> _TASK STATEMENT_:
Please count the lines in the listing below where the word "matplotlib" appears. Give the number only.

> _COLLECTED MATERIAL_:
# # #

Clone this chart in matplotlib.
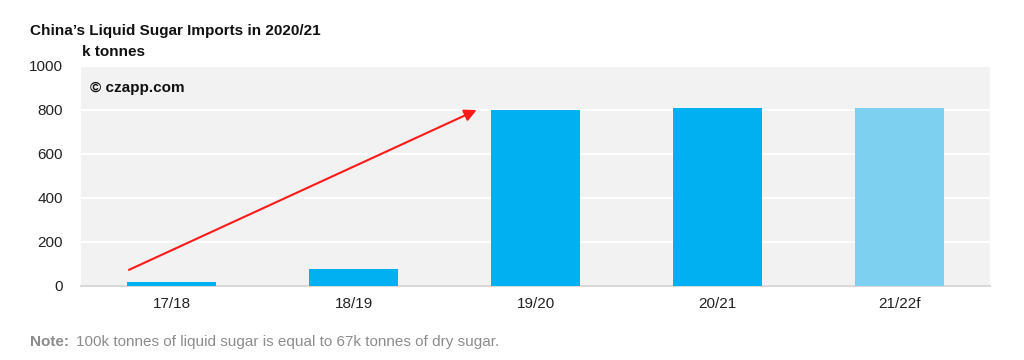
import matplotlib.pyplot as plt

plt.rcParams['font.family'] = ['Liberation Sans', 'DejaVu Sans']

# 数据
seasons = ['17/18', '18/19', '19/20', '20/21', '21/22f']
imports = [20, 78, 800, 808, 808]
colors = ['#00b0f0', '#00b0f0', '#00b0f0', '#00b0f0', '#7dd0f0']

fig = plt.figure(figsize=(10.24, 3.6), dpi=100)
ax = fig.add_axes([0.0791, 0.2056, 0.8877, 0.6111])
ax.set_facecolor('#f2f2f2')

x = range(len(seasons))
ax.bar(x, imports, width=0.49, color=colors, zorder=3)

ax.set_xlim(-0.5, len(seasons) - 0.5)
ax.set_ylim(0, 1000)
ax.set_yticks(range(0, 1001, 200))
ax.set_xticks(list(x))
ax.set_xticklabels(seasons)
ax.grid(axis='y', color='white', linewidth=1.5, zorder=1)
ax.tick_params(axis='both', length=0, labelsize=11, colors='#222222')
ax.tick_params(axis='x', pad=8)
ax.tick_params(axis='y', pad=13)
for s in ['top', 'right', 'left']:
    ax.spines[s].set_visible(False)
ax.spines['bottom'].set_color('#d9d9d9')
ax.spines['bottom'].set_linewidth(1.5)

# 红色箭头
ax.annotate('', xy=(1.69, 805), xytext=(-0.25, 68),
            arrowprops=dict(arrowstyle='-|>', color='#ff1a1a', lw=1.5,
                            mutation_scale=18), zorder=4)

ax.text(0.01, 0.9, '© czapp.com', transform=ax.transAxes, fontsize=11,
        fontweight='bold', va='center', ha='left', color='#111111')

fig.text(0.029, 0.915, 'China\u2019s Liquid Sugar Imports in 2020/21', fontsize=11,
         fontweight='bold', va='center', ha='left', color='#111111')
fig.text(0.08, 0.855, 'k tonnes', fontsize=11, fontweight='bold',
         va='center', ha='left', color='#111111')

fig.text(0.029, 0.05, 'Note:', fontsize=11, fontweight='bold',
         va='center', ha='left', color='#8c8c8c')
fig.text(0.074, 0.05, '100k tonnes of liquid sugar is equal to 67k tonnes of dry sugar.',
         fontsize=11, va='center', ha='left', color='#8c8c8c')

fig.savefig('out.png', dpi=100)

# # #

> _TASK RESULT_:
2